Armworth, May 16th, 2021

Mucous Fangs opens this putrid, foul-smelling split. Like most of the other tracks on the Cryptic Brood side, it moves in fits and starts at first. Drums and guitar lurch through a few staggering notes, punctuated by long, feedback-drenched pauses. Then it’s guitar and bass--then just guitar--before the whole band finally slithers together into a sickening groove. The way the band starts out disjointed and gradually comes together is like an undead, dismembered body reassembling itself--limbs crawling and twitching and fusing together. This is truly some rotten, stinking, corpse metal right here.

Once all the nasty parts ooze into place, the band shambles through nauseatingly rotten riffs that repeatedly slow to a halt before jolting back to life again. The way this band fucks with the tempo is the secret to everything that makes their side of the split so incredible. Not since Eyehategod have I encountered a band this good at making the beat stagger and lurch.

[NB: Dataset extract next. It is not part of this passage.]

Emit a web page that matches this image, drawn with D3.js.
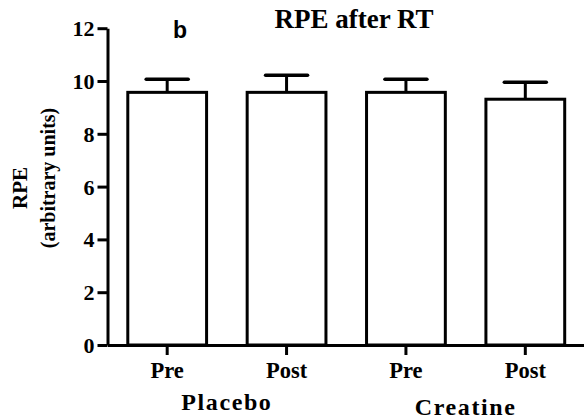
<!DOCTYPE html>
<html><head><meta charset="utf-8">
<script src="https://cdn.jsdelivr.net/npm/d3@7"></script>
<style>body{margin:0;background:#fff;} svg{display:block;}</style>
</head><body>
<svg id="chart" width="584" height="419"></svg>
<script>
const categories = ["Pre", "Post", "Pre", "Post"];
const groups = ["Placebo", "Creatine"];
const values = [9.57, 9.57, 9.57, 9.31];
const errors = [0.5, 0.65, 0.5, 0.64];
const yTicks = [0, 2, 4, 6, 8, 10, 12];

const svg = d3.select("#chart");
const serif = "'Liberation Serif','Times New Roman',serif";
const x = d3.scaleBand().domain(d3.range(categories.length)).range([107.5, 585]).paddingInner(0.34).paddingOuter(0.17);
const y = d3.scaleLinear().domain([0, 12]).range([345, 28.2]);

// bars
const g = svg.append("g");
g.selectAll("rect").data(values).join("rect")
  .attr("x", (d, i) => x(i)).attr("y", d => y(d))
  .attr("width", x.bandwidth()).attr("height", d => y(0) - y(d))
  .attr("fill", "#fff").attr("stroke", "#000").attr("stroke-width", 3);
// error bars
const capW = 42;
g.selectAll("line.err").data(values).join("line").attr("class", "err")
  .attr("x1", (d, i) => x(i) + x.bandwidth() / 2).attr("x2", (d, i) => x(i) + x.bandwidth() / 2)
  .attr("y1", d => y(d)).attr("y2", (d, i) => y(d + errors[i]))
  .attr("stroke", "#000").attr("stroke-width", 3);
g.selectAll("line.cap").data(values).join("line").attr("class", "cap")
  .attr("x1", (d, i) => x(i) + x.bandwidth() / 2 - capW / 2).attr("x2", (d, i) => x(i) + x.bandwidth() / 2 + capW / 2)
  .attr("y1", (d, i) => y(d + errors[i])).attr("y2", (d, i) => y(d + errors[i]))
  .attr("stroke", "#000").attr("stroke-width", 3.5).attr("stroke-linecap", "round");

// y axis
const ya = svg.append("g").attr("transform", "translate(107.5,0)")
  .call(d3.axisLeft(y).tickValues(yTicks).tickSize(10).tickSizeOuter(0).tickPadding(3));
ya.select(".domain").attr("stroke-width", 3);
ya.selectAll(".tick line").attr("stroke-width", 3);
ya.selectAll(".tick text").attr("font-family", serif).attr("font-weight", "bold")
  .attr("font-size", 22).attr("fill", "#000").attr("dy", "0.34em");

// x axis
const xa = svg.append("g").attr("transform", "translate(0,345)")
  .call(d3.axisBottom(x).tickSize(10).tickSizeOuter(0).tickFormat(i => categories[i]));
xa.select(".domain").attr("stroke-width", 3);
xa.selectAll(".tick line").attr("stroke-width", 3);
xa.selectAll(".tick text").attr("font-family", serif).attr("font-weight", "bold")
  .attr("font-size", 22.5).attr("fill", "#000").attr("y", 33).attr("dy", 0);

// group labels
groups.forEach((gname, k) => {
  const cx = (x(2 * k) + x(2 * k + 1) + x.bandwidth()) / 2;
  svg.append("text").attr("x", cx).attr("y", k === 0 ? 410 : 415)
    .attr("text-anchor", "middle").attr("font-family", serif).attr("font-weight", "bold")
    .attr("font-size", 24).attr("letter-spacing", "1.6px").text(gname);
});

// title
svg.append("text").attr("x", 354).attr("y", 28).attr("text-anchor", "middle")
  .attr("font-family", serif).attr("font-weight", "bold").attr("font-size", 27).text("RPE after RT");
svg.append("text").attr("x", 180).attr("y", 38).attr("text-anchor", "middle")
  .attr("font-family", "'Liberation Sans',Arial,sans-serif").attr("font-weight", "bold").attr("font-size", 23).text("b");

// y label
svg.append("text").attr("transform", "translate(27,188) rotate(-90)").attr("text-anchor", "middle")
  .attr("font-family", serif).attr("font-weight", "bold").attr("font-size", 21).text("RPE");
svg.append("text").attr("transform", "translate(55,178) rotate(-90)").attr("text-anchor", "middle")
  .attr("font-family", serif).attr("font-weight", "bold").attr("font-size", 20).text("(arbitrary units)");
</script>
</body></html>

The vocals are another major contributing factor here. By constantly alternating between deep, menacing growls and psychotic screams, the vocals manage to add an almost theatrical element to the songs. The best example is Horrid Stench: easily one of the best songs I’ve heard all year. The screamed vocals come in with so much conviction, you can just picture the singer being devoured alive--or at least driven insane--by the undead horrors he seems to be witnessing.

I have much less to say about the Night Hag side, only because it suffers by comparison. Night Hag are very good at what they do, and very putrid and rotten-sounding in their own way. If you love buzzsaw guitars and distorted bass, you might even prefer this side. When the bass and guitar come in together on some of these tracks, it really does hit like a ton of bricks. The two shorter tracks on this side are mostly composed of braindead, zombie riffs, and I mean that in the nicest possible way. If Cryptic Brood sounds like a self-devouring, reanimating corpse that cannot die, Night Hag sounds more like a mindless, proto-human killing machine dredged up from the primeval swamp.

The Night Hag side ends with an eleven-minute track that pushes farther into death/doom territory, even incorporating some very nice melodic passages in the middle. It overstays its welcome, though, sometime around the eight-minute mark. At that point, due to too many repetitions of the same riffs, the track just becomes boring.

There have been a lot of positive responses to Cryptic Brood’s last full-length, Outcome of Obnoxious Science. If you liked that album, all I can say is: do not skip this split. In some ways, it sees Cryptic Brood venturing into even filthier, smellier territory than before. All things considered, I think the Night Hag side should win that band some new fans as well.